Please retype the data in full and exactly; the pictures are not part of the copy.

— Start DATA LINES —

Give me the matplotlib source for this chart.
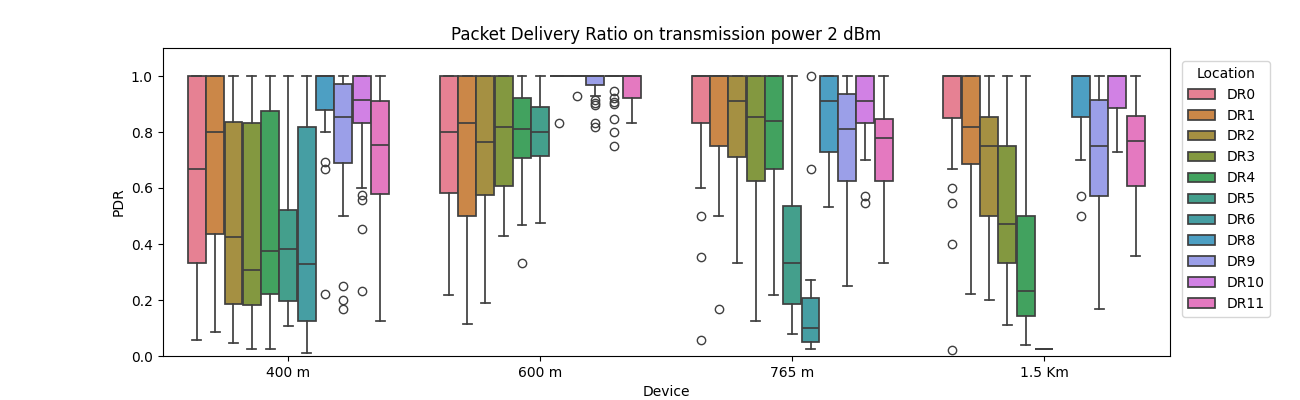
import matplotlib
matplotlib.use("Agg")
import matplotlib.pyplot as plt
import seaborn as sns
from matplotlib.patches import Patch

devices = ["400 m", "600 m", "765 m", "1.5 Km"]
locations = ["DR0", "DR1", "DR2", "DR3", "DR4", "DR5", "DR6", "DR8", "DR9", "DR10", "DR11"]

# per device: list of (whislo, q1, med, q3, whishi, fliers) per location (None = no data)
d400 = [
    (0.057, 0.331, 0.667, 1.0, 1.0, []),
    (0.085, 0.436, 0.799, 1.0, 1.0, []),
    (0.045, 0.185, 0.426, 0.835, 1.0, []),
    (0.024, 0.181, 0.307, 0.832, 1.0, []),
    (0.024, 0.220, 0.374, 0.874, 1.0, []),
    (0.107, 0.195, 0.383, 0.523, 1.0, []),
    (0.010, 0.125, 0.327, 0.819, 1.0, []),
    (0.800, 0.879, 1.0, 1.0, 1.0, [0.694, 0.667, 0.221]),
    (0.500, 0.688, 0.855, 0.970, 1.0, [0.25, 0.2, 0.169]),
    (0.601, 0.832, 0.915, 1.0, 1.0, [0.575, 0.557, 0.452, 0.232]),
    (0.125, 0.579, 0.752, 0.909, 1.0, []),
]
d600 = [
    (0.217, 0.581, 0.799, 1.0, 1.0, []),
    (0.114, 0.500, 0.831, 1.0, 1.0, []),
    (0.188, 0.574, 0.763, 1.0, 1.0, []),
    (0.427, 0.607, 0.817, 1.0, 1.0, []),
    (0.468, 0.707, 0.810, 0.923, 1.0, [0.331]),
    (0.475, 0.713, 0.800, 0.890, 1.0, []),
    (1.0, 1.0, 1.0, 1.0, 1.0, [0.831]),
    (1.0, 1.0, 1.0, 1.0, 1.0, [0.929]),
    (0.93, 0.967, 1.0, 1.0, 1.0, [0.914, 0.905, 0.895, 0.831, 0.817]),
    (1.0, 1.0, 1.0, 1.0, 1.0, [0.948, 0.920, 0.908, 0.899, 0.845, 0.800, 0.750]),
    (0.831, 0.920, 1.0, 1.0, 1.0, []),
]
d765 = [
    (0.601, 0.832, 1.0, 1.0, 1.0, [0.5, 0.352, 0.057]),
    (0.500, 0.749, 1.0, 1.0, 1.0, [0.168]),
    (0.332, 0.712, 0.909, 1.0, 1.0, []),
    (0.125, 0.624, 0.852, 1.0, 1.0, []),
    (0.217, 0.668, 0.839, 1.0, 1.0, []),
    (0.079, 0.185, 0.332, 0.535, 1.0, []),
    (0.024, 0.050, 0.099, 0.206, 0.271, [1.0, 0.668]),
    (0.532, 0.727, 0.909, 1.0, 1.0, []),
    (0.249, 0.624, 0.810, 0.935, 1.0, []),
    (0.700, 0.832, 0.909, 1.0, 1.0, [0.571, 0.548]),
    (0.332, 0.624, 0.777, 0.848, 1.0, []),
]
d15 = [
    (0.668, 0.849, 1.0, 1.0, 1.0, [0.6, 0.545, 0.4, 0.021]),
    (0.220, 0.685, 0.817, 1.0, 1.0, []),
    (0.200, 0.499, 0.749, 0.855, 1.0, []),
    (0.110, 0.331, 0.471, 0.749, 1.0, []),
    (0.039, 0.142, 0.232, 0.499, 1.0, []),
    (0.024, 0.024, 0.024, 0.024, 0.024, []),
    None,
    (0.700, 0.852, 1.0, 1.0, 1.0, [0.571, 0.5]),
    (0.168, 0.571, 0.749, 0.915, 1.0, []),
    (0.727, 0.885, 1.0, 1.0, 1.0, []),
    (0.356, 0.607, 0.768, 0.858, 1.0, []),
]
data = [d400, d600, d765, d15]

pal = [sns.desaturate(c, 0.75) for c in sns.color_palette("husl", len(locations))]
lc = "#3f3f3f"

fig, ax = plt.subplots(figsize=(13, 4), dpi=100)
n = len(locations)
w = 0.8 / n
for gi, grp in enumerate(data):
    for li, st in enumerate(grp):
        if st is None:
            continue
        lo, q1, med, q3, hi, fl = st
        pos = gi - 0.4 + w * (li + 0.5)
        ax.bxp([dict(whislo=lo, q1=q1, med=med, q3=q3, whishi=hi, fliers=fl)],
               positions=[pos], widths=w * 0.98, patch_artist=True, manage_ticks=False,
               boxprops=dict(facecolor=pal[li], edgecolor=lc, linewidth=1.25),
               medianprops=dict(color=lc, linewidth=1.25),
               whiskerprops=dict(color=lc, linewidth=1.25),
               capprops=dict(color=lc, linewidth=1.25),
               flierprops=dict(marker="o", markerfacecolor="none", markeredgecolor=lc,
                               markersize=6, linewidth=0))

ax.set_xticks(range(len(devices)))
ax.set_xticklabels(devices)
ax.set_xlim(-0.5, len(devices) - 0.5)
ax.set_ylim(0, 1.1)
ax.set_xlabel("Device")
ax.set_ylabel("PDR")
ax.set_title("Packet Delivery Ratio on transmission power 2 dBm")
handles = [Patch(facecolor=pal[i], edgecolor=lc, linewidth=1.25, label=l) for i, l in enumerate(locations)]
ax.legend(handles=handles, title="Location", loc="upper left", bbox_to_anchor=(1.005, 0.98))
plt.subplots_adjust(left=0.125, right=0.9, top=0.88, bottom=0.11)
fig.savefig("out.png")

— End DATA LINES —

◆ **TASK RESULT**
Give me the matplotlib source for this chart.
import matplotlib
matplotlib.use("Agg")
import matplotlib.pyplot as plt
import seaborn as sns
from matplotlib.patches import Patch

devices = ["400 m", "600 m", "765 m", "1.5 Km"]
locations = ["DR0", "DR1", "DR2", "DR3", "DR4", "DR5", "DR6", "DR8", "DR9", "DR10", "DR11"]

# per device: list of (whislo, q1, med, q3, whishi, fliers) per location (None = no data)
d400 = [
    (0.057, 0.331, 0.667, 1.0, 1.0, []),
    (0.085, 0.436, 0.799, 1.0, 1.0, []),
    (0.045, 0.185, 0.426, 0.835, 1.0, []),
    (0.024, 0.181, 0.307, 0.832, 1.0, []),
    (0.024, 0.220, 0.374, 0.874, 1.0, []),
    (0.107, 0.195, 0.383, 0.523, 1.0, []),
    (0.010, 0.125, 0.327, 0.819, 1.0, []),
    (0.800, 0.879, 1.0, 1.0, 1.0, [0.694, 0.667, 0.221]),
    (0.500, 0.688, 0.855, 0.970, 1.0, [0.25, 0.2, 0.169]),
    (0.601, 0.832, 0.915, 1.0, 1.0, [0.575, 0.557, 0.452, 0.232]),
    (0.125, 0.579, 0.752, 0.909, 1.0, []),
]
d600 = [
    (0.217, 0.581, 0.799, 1.0, 1.0, []),
    (0.114, 0.500, 0.831, 1.0, 1.0, []),
    (0.188, 0.574, 0.763, 1.0, 1.0, []),
    (0.427, 0.607, 0.817, 1.0, 1.0, []),
    (0.468, 0.707, 0.810, 0.923, 1.0, [0.331]),
    (0.475, 0.713, 0.800, 0.890, 1.0, []),
    (1.0, 1.0, 1.0, 1.0, 1.0, [0.831]),
    (1.0, 1.0, 1.0, 1.0, 1.0, [0.929]),
    (0.93, 0.967, 1.0, 1.0, 1.0, [0.914, 0.905, 0.895, 0.831, 0.817]),
    (1.0, 1.0, 1.0, 1.0, 1.0, [0.948, 0.920, 0.908, 0.899, 0.845, 0.800, 0.750]),
    (0.831, 0.920, 1.0, 1.0, 1.0, []),
]
d765 = [
    (0.601, 0.832, 1.0, 1.0, 1.0, [0.5, 0.352, 0.057]),
    (0.500, 0.749, 1.0, 1.0, 1.0, [0.168]),
    (0.332, 0.712, 0.909, 1.0, 1.0, []),
    (0.125, 0.624, 0.852, 1.0, 1.0, []),
    (0.217, 0.668, 0.839, 1.0, 1.0, []),
    (0.079, 0.185, 0.332, 0.535, 1.0, []),
    (0.024, 0.050, 0.099, 0.206, 0.271, [1.0, 0.668]),
    (0.532, 0.727, 0.909, 1.0, 1.0, []),
    (0.249, 0.624, 0.810, 0.935, 1.0, []),
    (0.700, 0.832, 0.909, 1.0, 1.0, [0.571, 0.548]),
    (0.332, 0.624, 0.777, 0.848, 1.0, []),
]
d15 = [
    (0.668, 0.849, 1.0, 1.0, 1.0, [0.6, 0.545, 0.4, 0.021]),
    (0.220, 0.685, 0.817, 1.0, 1.0, []),
    (0.200, 0.499, 0.749, 0.855, 1.0, []),
    (0.110, 0.331, 0.471, 0.749, 1.0, []),
    (0.039, 0.142, 0.232, 0.499, 1.0, []),
    (0.024, 0.024, 0.024, 0.024, 0.024, []),
    None,
    (0.700, 0.852, 1.0, 1.0, 1.0, [0.571, 0.5]),
    (0.168, 0.571, 0.749, 0.915, 1.0, []),
    (0.727, 0.885, 1.0, 1.0, 1.0, []),
    (0.356, 0.607, 0.768, 0.858, 1.0, []),
]
data = [d400, d600, d765, d15]

pal = [sns.desaturate(c, 0.75) for c in sns.color_palette("husl", len(locations))]
lc = "#3f3f3f"

fig, ax = plt.subplots(figsize=(13, 4), dpi=100)
n = len(locations)
w = 0.8 / n
for gi, grp in enumerate(data):
    for li, st in enumerate(grp):
        if st is None:
            continue
        lo, q1, med, q3, hi, fl = st
        pos = gi - 0.4 + w * (li + 0.5)
        ax.bxp([dict(whislo=lo, q1=q1, med=med, q3=q3, whishi=hi, fliers=fl)],
               positions=[pos], widths=w * 0.98, patch_artist=True, manage_ticks=False,
               boxprops=dict(facecolor=pal[li], edgecolor=lc, linewidth=1.25),
               medianprops=dict(color=lc, linewidth=1.25),
               whiskerprops=dict(color=lc, linewidth=1.25),
               capprops=dict(color=lc, linewidth=1.25),
               flierprops=dict(marker="o", markerfacecolor="none", markeredgecolor=lc,
                               markersize=6, linewidth=0))

ax.set_xticks(range(len(devices)))
ax.set_xticklabels(devices)
ax.set_xlim(-0.5, len(devices) - 0.5)
ax.set_ylim(0, 1.1)
ax.set_xlabel("Device")
ax.set_ylabel("PDR")
ax.set_title("Packet Delivery Ratio on transmission power 2 dBm")
handles = [Patch(facecolor=pal[i], edgecolor=lc, linewidth=1.25, label=l) for i, l in enumerate(locations)]
ax.legend(handles=handles, title="Location", loc="upper left", bbox_to_anchor=(1.005, 0.98))
plt.subplots_adjust(left=0.125, right=0.9, top=0.88, bottom=0.11)
fig.savefig("out.png")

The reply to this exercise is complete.